The Barack Obama juggernaut swept into office in 2008 under the banner of change and unity, two concepts that appeared to reinvigorate the blasé and jaded section of the electorate. He was armed with a war chest of the likes never seen before, accompanied by an army of politically outspoken glitterati and aided ultimately by a waning George Bush, his predecessor.
It would be unfair though to solely credit Obama’s ascension to the highest office in the land to merely external factors. Obama is exceptionally intelligent, articulate and possesses an old-school, hands-on approach to politics that harkens back to the days of Strom Thurmond, or even, the more contemporary Rudy Giuliani – albeit with infinitely more panache.
However, as the euphoria of his victory steadily dies down, the 50-year old has had to deal with a growing number of issues that have taken the shine of his presidency. Questions about his much derided health care plan, rising unemployment rates, the direction and perceived big government approach towards the Troubled Asset Relief Program (TARP), the Birther accusations (which many felt carries an unpleasant racial undertones) and more recently, the debt ceiling battle in the Capitol, have seen his stock plummet.
His supporters, nevertheless, claim that most of the issues that are weighing him down were inherited from the previous administration, and Obama is merely cleaning up the mess. They are quick to highlight his recent successes against Osama bin Laden, the jobs created in the two years of his administration that the Bush administration could not match in eight years, the recovery of the automotive industry following the Obama-led bailout plan two years ago – all proof of President Obama’s successful policies.
However, the biggest question among his detractors is whether Obama is capable of charting his own course and holding the country to it, as his concessionary approach is gradually being interpreted as a symbol of his indecisiveness and lack of convictions; which under the present socio-economic conditions and the Republican-dominated Congress, threatens to consign the nation into a rudderless second term of his presidency. Furthermore, the more liberal section of his support base is increasingly dismayed by his apparent shift to the center, perceived by many as capitulating to the conservative onslaught.
But Obama, in the continued absence of a credible Republican candidate, appears poised to claim his second term at the Oval Office. The resolution of the debt ceiling fiasco, the marginal success of his foreign policies in North Africa and the stabilizing crude oil prices may well give Obama the final push needed to secure his reelection.
It is rare, but there have been instances when a sitting president is challenged from within the party for a presidential nomination. Randal A. Terry’s decision to throw down the gauntlet to President Obama may be a surprise to many, but not to those that know the man.
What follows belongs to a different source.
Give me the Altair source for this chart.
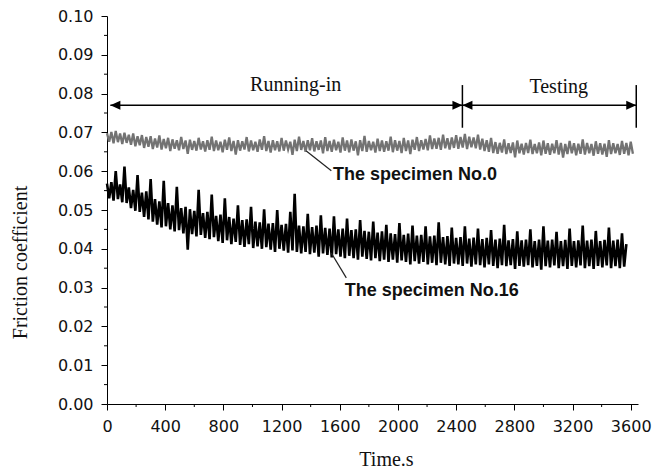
import altair as alt
import pandas as pd

# ---------------- data ----------------
STEP = 15  # sampling interval of the traces, s

no0_values = [
    0.0698, 0.0676, 0.0701, 0.0672, 0.0704, 0.0675, 0.0697, 0.0670, 0.0699, 0.0673,
    0.0694, 0.0668, 0.0697, 0.0664, 0.0690, 0.0667, 0.0693, 0.0660, 0.0688, 0.0663,
    0.0690, 0.0657, 0.0684, 0.0661, 0.0692, 0.0656, 0.0683, 0.0659, 0.0686, 0.0652,
    0.0682, 0.0658, 0.0680, 0.0654, 0.0688, 0.0657, 0.0679, 0.0645, 0.0681, 0.0655,
    0.0678, 0.0653, 0.0686, 0.0656, 0.0677, 0.0651, 0.0680, 0.0655, 0.0689, 0.0652,
    0.0679, 0.0654, 0.0676, 0.0649, 0.0681, 0.0655, 0.0687, 0.0652, 0.0678, 0.0643,
    0.0680, 0.0653, 0.0677, 0.0656, 0.0688, 0.0651, 0.0679, 0.0654, 0.0676, 0.0650,
    0.0682, 0.0655, 0.0690, 0.0652, 0.0678, 0.0648, 0.0680, 0.0654, 0.0677, 0.0651,
    0.0686, 0.0653, 0.0679, 0.0656, 0.0676, 0.0642, 0.0681, 0.0652, 0.0689, 0.0655,
    0.0678, 0.0650, 0.0680, 0.0654, 0.0685, 0.0651, 0.0677, 0.0655, 0.0679, 0.0646,
    0.0688, 0.0652, 0.0678, 0.0650, 0.0681, 0.0654, 0.0676, 0.0648, 0.0687, 0.0653,
    0.0679, 0.0649, 0.0682, 0.0653, 0.0677, 0.0641, 0.0680, 0.0652, 0.0691, 0.0650,
    0.0678, 0.0654, 0.0676, 0.0648, 0.0684, 0.0652, 0.0679, 0.0650, 0.0677, 0.0653,
    0.0689, 0.0649, 0.0680, 0.0653, 0.0678, 0.0647, 0.0686, 0.0652, 0.0679, 0.0644,
    0.0681, 0.0655, 0.0688, 0.0652, 0.0680, 0.0656, 0.0683, 0.0654, 0.0692, 0.0657,
    0.0684, 0.0658, 0.0686, 0.0655, 0.0694, 0.0659, 0.0685, 0.0656, 0.0687, 0.0660,
    0.0693, 0.0658, 0.0688, 0.0661, 0.0696, 0.0657, 0.0689, 0.0662, 0.0687, 0.0659,
    0.0694, 0.0656, 0.0684, 0.0652, 0.0680, 0.0650, 0.0686, 0.0647, 0.0675, 0.0645,
    0.0673, 0.0648, 0.0682, 0.0644, 0.0672, 0.0647, 0.0674, 0.0636, 0.0679, 0.0646,
    0.0671, 0.0643, 0.0673, 0.0647, 0.0681, 0.0644, 0.0670, 0.0646, 0.0674, 0.0641,
    0.0679, 0.0645, 0.0672, 0.0642, 0.0671, 0.0646, 0.0680, 0.0643, 0.0673, 0.0635,
    0.0670, 0.0644, 0.0678, 0.0646, 0.0672, 0.0641, 0.0671, 0.0645, 0.0682, 0.0643,
    0.0673, 0.0646, 0.0670, 0.0640, 0.0677, 0.0645, 0.0672, 0.0643, 0.0671, 0.0637,
    0.0680, 0.0644, 0.0672, 0.0646, 0.0670, 0.0642, 0.0678, 0.0645, 0.0673, 0.0641,
    0.0676, 0.0645,
]

no16_values = [
    0.0568, 0.0530, 0.0572, 0.0524, 0.0600, 0.0528, 0.0566, 0.0520, 0.0612, 0.0518,
    0.0558, 0.0505, 0.0552, 0.0498, 0.0590, 0.0495, 0.0545, 0.0482, 0.0548, 0.0476,
    0.0580, 0.0470, 0.0528, 0.0462, 0.0522, 0.0455, 0.0575, 0.0458, 0.0518, 0.0450,
    0.0512, 0.0445, 0.0560, 0.0448, 0.0505, 0.0440, 0.0508, 0.0398, 0.0502, 0.0438,
    0.0498, 0.0432, 0.0552, 0.0436, 0.0492, 0.0428, 0.0495, 0.0425, 0.0540, 0.0430,
    0.0485, 0.0420, 0.0488, 0.0415, 0.0530, 0.0422, 0.0482, 0.0412, 0.0478, 0.0418,
    0.0512, 0.0410, 0.0474, 0.0405, 0.0476, 0.0412, 0.0508, 0.0402, 0.0470, 0.0406,
    0.0468, 0.0400, 0.0502, 0.0404, 0.0465, 0.0398, 0.0466, 0.0392, 0.0500, 0.0400,
    0.0462, 0.0395, 0.0464, 0.0390, 0.0495, 0.0396, 0.0542, 0.0392, 0.0460, 0.0388,
    0.0458, 0.0392, 0.0490, 0.0386, 0.0456, 0.0390, 0.0460, 0.0380, 0.0486, 0.0388,
    0.0454, 0.0384, 0.0452, 0.0378, 0.0484, 0.0386, 0.0450, 0.0380, 0.0452, 0.0376,
    0.0478, 0.0382, 0.0448, 0.0376, 0.0450, 0.0372, 0.0474, 0.0380, 0.0446, 0.0374,
    0.0444, 0.0370, 0.0470, 0.0376, 0.0442, 0.0368, 0.0445, 0.0372, 0.0462, 0.0366,
    0.0440, 0.0372, 0.0438, 0.0364, 0.0466, 0.0370, 0.0436, 0.0366, 0.0439, 0.0360,
    0.0460, 0.0368, 0.0434, 0.0362, 0.0436, 0.0366, 0.0458, 0.0360, 0.0432, 0.0364,
    0.0434, 0.0358, 0.0468, 0.0364, 0.0430, 0.0360, 0.0433, 0.0356, 0.0455, 0.0362,
    0.0428, 0.0360, 0.0430, 0.0356, 0.0458, 0.0362, 0.0426, 0.0354, 0.0429, 0.0360,
    0.0452, 0.0358, 0.0425, 0.0352, 0.0428, 0.0360, 0.0448, 0.0356, 0.0424, 0.0350,
    0.0426, 0.0358, 0.0462, 0.0355, 0.0422, 0.0358, 0.0425, 0.0348, 0.0445, 0.0356,
    0.0422, 0.0354, 0.0424, 0.0358, 0.0450, 0.0352, 0.0420, 0.0356, 0.0424, 0.0346,
    0.0458, 0.0355, 0.0421, 0.0352, 0.0424, 0.0357, 0.0444, 0.0350, 0.0420, 0.0355,
    0.0423, 0.0348, 0.0452, 0.0356, 0.0420, 0.0352, 0.0422, 0.0357, 0.0460, 0.0350,
    0.0421, 0.0355, 0.0424, 0.0348, 0.0446, 0.0356, 0.0420, 0.0352, 0.0423, 0.0357,
    0.0455, 0.0350, 0.0421, 0.0355, 0.0424, 0.0350, 0.0440, 0.0354, 0.0412,
]

x_ticks = [0, 400, 800, 1200, 1600, 2000, 2400, 2800, 3200, 3600]
x_minor = [200, 600, 1000, 1400, 1800, 2200, 2600, 3000, 3400]
y_ticks = [0.00, 0.01, 0.02, 0.03, 0.04, 0.05, 0.06, 0.07, 0.08, 0.09, 0.10]
y_minor = [0.005, 0.015, 0.025, 0.035, 0.045, 0.055, 0.065, 0.075, 0.085, 0.095]

# phase annotation (Running-in / Testing)
arrow_start, phase_split, phase_end = 23, 2443, 3638
arrow_level = 0.0770
bar_low, bar_high = 0.0712, 0.0822
phase_labels = ["Running-in", "Testing"]
phase_label_t = [1297, 3105]
phase_label_v = [0.0822, 0.0818]

# specimen labels and leader lines
spec_labels = ["The specimen No.0", "The specimen No.16"]
spec_label_t = [1553, 1634]
spec_label_v = [0.0589, 0.0291]
leader_t = [1370, 1542]
leader_v = [0.0652, 0.0389]
leader_t2 = [1542, 1645]
leader_v2 = [0.0601, 0.0325]

# ---------------- tables ----------------
df0 = pd.DataFrame({"t": [i * STEP for i in range(len(no0_values))], "v": no0_values})
df16 = pd.DataFrame({"t": [i * STEP for i in range(len(no16_values))], "v": no16_values})
df_xminor = pd.DataFrame({"t": x_minor})
df_yminor = pd.DataFrame({"v": y_minor})
df_arrow = pd.DataFrame({"t": [arrow_start], "t2": [phase_end], "v": [arrow_level]})
df_bars = pd.DataFrame({"t": [phase_split, phase_end], "v": [bar_low, bar_low],
                        "v2": [bar_high, bar_high]})
df_head_left = pd.DataFrame({"t": [arrow_start, phase_split], "v": [arrow_level] * 2})
df_head_right = pd.DataFrame({"t": [phase_split, phase_end], "v": [arrow_level] * 2})
df_phase = pd.DataFrame({"t": phase_label_t, "v": phase_label_v, "label": phase_labels})
df_spec = pd.DataFrame({"t": spec_label_t, "v": spec_label_v, "label": spec_labels})
df_leader = pd.DataFrame({"t": leader_t, "v": leader_v, "t2": leader_t2, "v2": leader_v2})

W, H = 531, 388
PAD_L, PAD_T, PAD_R, PAD_B = 99, 8, 20, 64
xs = alt.Scale(domain=[0, 3650], nice=False, zero=False)
ys = alt.Scale(domain=[0, 0.10], nice=False)

xax = alt.Axis(values=x_ticks, format="d", title="Time.s", grid=False, tickSize=6,
               labelPadding=8, labelFont="DejaVu Sans", labelFontSize=16,
               labelColor="#111", labelFlush=False, labelOverlap=False,
               titleFont="Liberation Serif", titleFontSize=20, titleFontWeight="normal",
               titleColor="#111", titleX=279, titleY=55, titleBaseline="middle")
yax = alt.Axis(values=y_ticks, format=".2f", title="Friction coefficient", grid=False,
               tickSize=6, labelPadding=8, labelFont="DejaVu Sans", labelFontSize=16,
               labelColor="#111", labelFlush=False, labelOverlap=False,
               titleFont="Liberation Serif", titleFontSize=20, titleFontWeight="normal",
               titleColor="#111", titleX=-87, titleY=246, titleBaseline="middle")

X = alt.X("t:Q", scale=xs, axis=xax)
Y = alt.Y("v:Q", scale=ys, axis=yax)

line0 = alt.Chart(df0).mark_line(color="#737373", strokeWidth=2.3,
                                 strokeJoin="miter").encode(x=X, y=Y)
line16 = alt.Chart(df16).mark_line(color="#000000", strokeWidth=2.6,
                                   strokeJoin="miter").encode(x=X, y=Y)

xminor = alt.Chart(df_xminor).mark_rule(color="black", strokeWidth=1).encode(
    x=X, y=alt.value(H), y2=alt.value(H + 3))
yminor = alt.Chart(df_yminor).mark_rule(color="black", strokeWidth=1).encode(
    y=Y, x=alt.value(0), x2=alt.value(-3))

arrow = alt.Chart(df_arrow).mark_rule(color="black", strokeWidth=1.5).encode(
    x=X, x2="t2:Q", y=Y)
bars = alt.Chart(df_bars).mark_rule(color="black", strokeWidth=1.5).encode(
    x=X, y=Y, y2="v2:Q")
head_left = alt.Chart(df_head_left).mark_point(
    shape="M0,0 L1,-0.45 L1,0.45 Z", filled=True, color="black", opacity=1, size=400
).encode(x=X, y=Y)
head_right = alt.Chart(df_head_right).mark_point(
    shape="M0,0 L-1,-0.45 L-1,0.45 Z", filled=True, color="black", opacity=1, size=400
).encode(x=X, y=Y)

phase_text = alt.Chart(df_phase).mark_text(
    font="Liberation Serif", fontSize=20, color="#111", align="center", baseline="middle"
).encode(x=X, y=Y, text="label:N")

leaders = alt.Chart(df_leader).mark_rule(color="#222", strokeWidth=1.2).encode(
    x=X, y=Y, x2="t2:Q", y2="v2:Q")
spec_text = alt.Chart(df_spec).mark_text(
    font="Liberation Sans", fontSize=18, fontWeight="bold", color="#111",
    align="left", baseline="middle"
).encode(x=X, y=Y, text="label:N")

chart = alt.layer(
    line0, line16, xminor, yminor, arrow, bars, head_left, head_right,
    phase_text, leaders, spec_text
).properties(
    width=W, height=H,
    autosize=alt.AutoSizeParams(type="none"),
    padding={"left": PAD_L, "top": PAD_T, "right": PAD_R, "bottom": PAD_B},
).configure_view(stroke=None).configure_axis(
    domainColor="black", domainWidth=1, tickColor="black", tickWidth=1
)

chart.save("out.html", embed_options={"renderer": "svg", "actions": False})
His story started sometime back in 1986, when Terry, from his Great Buy Used Cars lot at 1020 Front St. Vestal in Binghamton, planned ‘Operation Rescue’ with Daniel J. Little, his pastor from the Church at Pierce Creek. ‘Operation Rescue’ was infamous for its sieges of abortion clinics, aggressive protesting techniques and the ‘go limp’ blockade maneuver. It elevated the previously unknown Terry into the most well-known pro-life activist in the country, and earning himself the image of a political militant in the process.
A quarter of a century and over forty arrests since, Terry is still going strong, albeit, without the radicalism prevalent during the early years of his activism. Perhaps the conviction of former Operation Rescue alumni, James Charles Kopp, for the murder of pro-choice physician Dr. Barnett Slepian in 1998, together with the heightening legal assault by his pro-choice opponents and the over 20,000 arrest of the movement supporters, forced a strategy review.
The three pronged approach that he envisioned in the fall of 1983 (blockade of clinics, counseling of mothers and shelter for the unwed mothers) was clearly not yielding the results he was hoping for. Changing times calls for innovation, and Terry did exactly that. He was reborn as a touring speaker, author and media personality, an approach that has once again pushed him to the forefront of the debate.
He took the giant leap of submitting his Presidential Form 2 Filers to the Federal Election Commission on January 18 this year and four days later said, “This campaign is about human rights, ladies and gentlemen. It will be first and foremost about the human rights of babies that are being brutally slaughtered and thrown in dumpsters and landfills. But it is also about the human rights of the slave labor force on Obama's plantation.”
By all accounts, Terry does not even hold a shadow of a chance, but there are worries that the former Republican could force Obama to alienate a significant chunk of the Democrats by publicly engaging Terry.